● Task to complete
Would you return all of this data exactly, leaving nothing out?

= = = =

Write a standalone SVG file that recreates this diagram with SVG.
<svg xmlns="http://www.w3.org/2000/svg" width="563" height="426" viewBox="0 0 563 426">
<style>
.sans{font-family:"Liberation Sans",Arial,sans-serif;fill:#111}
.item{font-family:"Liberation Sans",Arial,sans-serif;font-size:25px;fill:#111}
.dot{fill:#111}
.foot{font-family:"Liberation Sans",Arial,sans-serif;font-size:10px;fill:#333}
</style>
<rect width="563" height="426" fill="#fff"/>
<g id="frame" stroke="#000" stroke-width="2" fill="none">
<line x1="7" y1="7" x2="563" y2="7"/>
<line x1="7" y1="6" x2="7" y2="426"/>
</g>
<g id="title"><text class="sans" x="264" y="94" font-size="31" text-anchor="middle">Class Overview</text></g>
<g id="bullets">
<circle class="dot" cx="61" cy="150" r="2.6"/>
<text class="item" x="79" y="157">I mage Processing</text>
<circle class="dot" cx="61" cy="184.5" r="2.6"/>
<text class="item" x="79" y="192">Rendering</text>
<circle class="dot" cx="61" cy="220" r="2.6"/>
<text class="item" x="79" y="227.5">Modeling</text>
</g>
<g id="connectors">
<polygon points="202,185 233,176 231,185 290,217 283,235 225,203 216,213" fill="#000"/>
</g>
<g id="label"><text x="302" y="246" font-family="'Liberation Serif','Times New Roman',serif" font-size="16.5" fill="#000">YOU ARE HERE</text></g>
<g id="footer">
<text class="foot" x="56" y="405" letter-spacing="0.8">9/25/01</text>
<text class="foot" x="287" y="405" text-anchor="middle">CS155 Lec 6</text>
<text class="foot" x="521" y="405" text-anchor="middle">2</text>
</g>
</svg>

= = = =

● Task output
Write a standalone SVG file that recreates this diagram with SVG.
<svg xmlns="http://www.w3.org/2000/svg" width="563" height="426" viewBox="0 0 563 426">
<style>
.sans{font-family:"Liberation Sans",Arial,sans-serif;fill:#111}
.item{font-family:"Liberation Sans",Arial,sans-serif;font-size:25px;fill:#111}
.dot{fill:#111}
.foot{font-family:"Liberation Sans",Arial,sans-serif;font-size:10px;fill:#333}
</style>
<rect width="563" height="426" fill="#fff"/>
<g id="frame" stroke="#000" stroke-width="2" fill="none">
<line x1="7" y1="7" x2="563" y2="7"/>
<line x1="7" y1="6" x2="7" y2="426"/>
</g>
<g id="title"><text class="sans" x="264" y="94" font-size="31" text-anchor="middle">Class Overview</text></g>
<g id="bullets">
<circle class="dot" cx="61" cy="150" r="2.6"/>
<text class="item" x="79" y="157">I mage Processing</text>
<circle class="dot" cx="61" cy="184.5" r="2.6"/>
<text class="item" x="79" y="192">Rendering</text>
<circle class="dot" cx="61" cy="220" r="2.6"/>
<text class="item" x="79" y="227.5">Modeling</text>
</g>
<g id="connectors">
<polygon points="202,185 233,176 231,185 290,217 283,235 225,203 216,213" fill="#000"/>
</g>
<g id="label"><text x="302" y="246" font-family="'Liberation Serif','Times New Roman',serif" font-size="16.5" fill="#000">YOU ARE HERE</text></g>
<g id="footer">
<text class="foot" x="56" y="405" letter-spacing="0.8">9/25/01</text>
<text class="foot" x="287" y="405" text-anchor="middle">CS155 Lec 6</text>
<text class="foot" x="521" y="405" text-anchor="middle">2</text>
</g>
</svg>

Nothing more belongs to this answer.